The company says it sees adjusted EPS falling between three and seven per cent as interest costs rise, depreciation and amortization expenses push higher due to investment in next-generation 5G networks and a lack of tax adjustments limit its ability to offset those headwinds.
 
That forecast came alongside the company’s fourth-quarter results, where the telecom operator essentially met analyst expectations.
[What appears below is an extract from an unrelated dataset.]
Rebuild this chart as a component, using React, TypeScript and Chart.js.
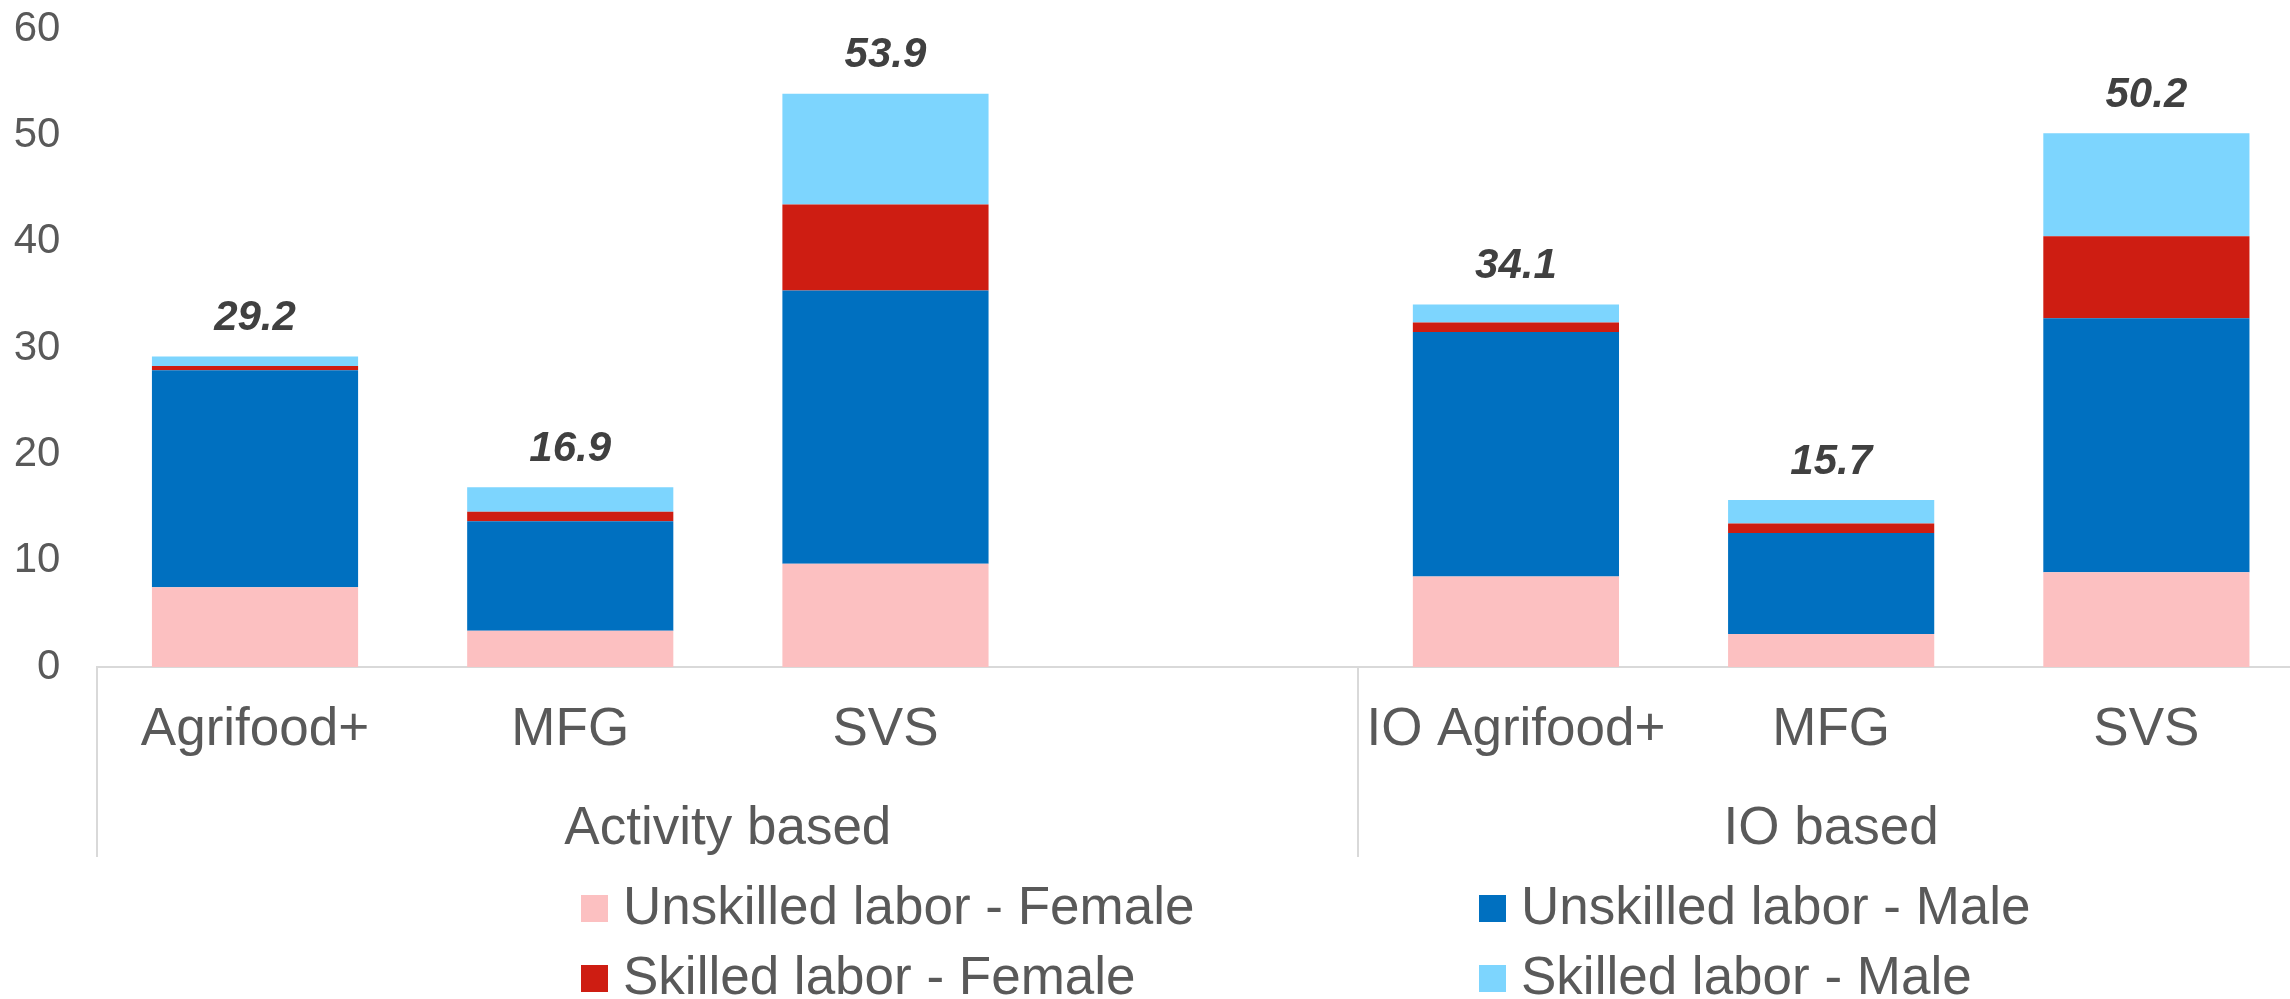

Adjusted earnings per share came in at $0.71 against an estimate of $$0.72. Meanwhile, revenue rose nearly four per cent from a year earlier to $6.44 billion versus an average analyst view of $6.39 billion.
 
Net earnings were $567 million, down from $658 million in Q4 of 2021, which the company attributed to higher asset impairment charges and increased interest expense.
 
Overall, it was a stronger finish to the year for the wireless business as it rolls out its 5G network: wireless revenue rose 7.7 per cent year-over-year, while postpaid net subscriber activations – those key, higher-value cell phone customers – were up 41.2 per cent to 154,617 in the quarter.
 
In a note to clients, Scotiabank analyst Maher Yaghi said that beyond those subscriber growth numbers, the company got a boost from signing up those customers to higher-end plans.
 
“Service revenue grew 5.8% y/y at $1.7B vs. our estimate of $1.8B. The strong y/y growth is primarily the result of growth in subscribers (+5.2%) but also a continued drive by BCE to load customers on higher end plans,” he said.
 
However, churn – a key industry metric on customer turnover – rose 14 basis points to 1.22 per cent in the quarter, which the company blamed on higher promotional activity in the back half of the year.
 
In a release, BCE Inc. chief financial officer Glen LeBlanc said the company’s 2022 results were in no small part due to its ability to clear some clear macroeconomic hurdles. 
 
“We also delivered positive adjusted EBITDA growth, despite unprecedented cost pressures from inflation and record storms, an expensive and highly competitive Black Friday, and media advertising softness, which is a testament to our ability to execute under any condition,” he said.
 
The company also announced a 5.2 per cent increase to its quarterly dividend, bringing the payout to $0.9675 per common share.
 
BCE is the parent company of BNN Bloomberg through its Bell Media division.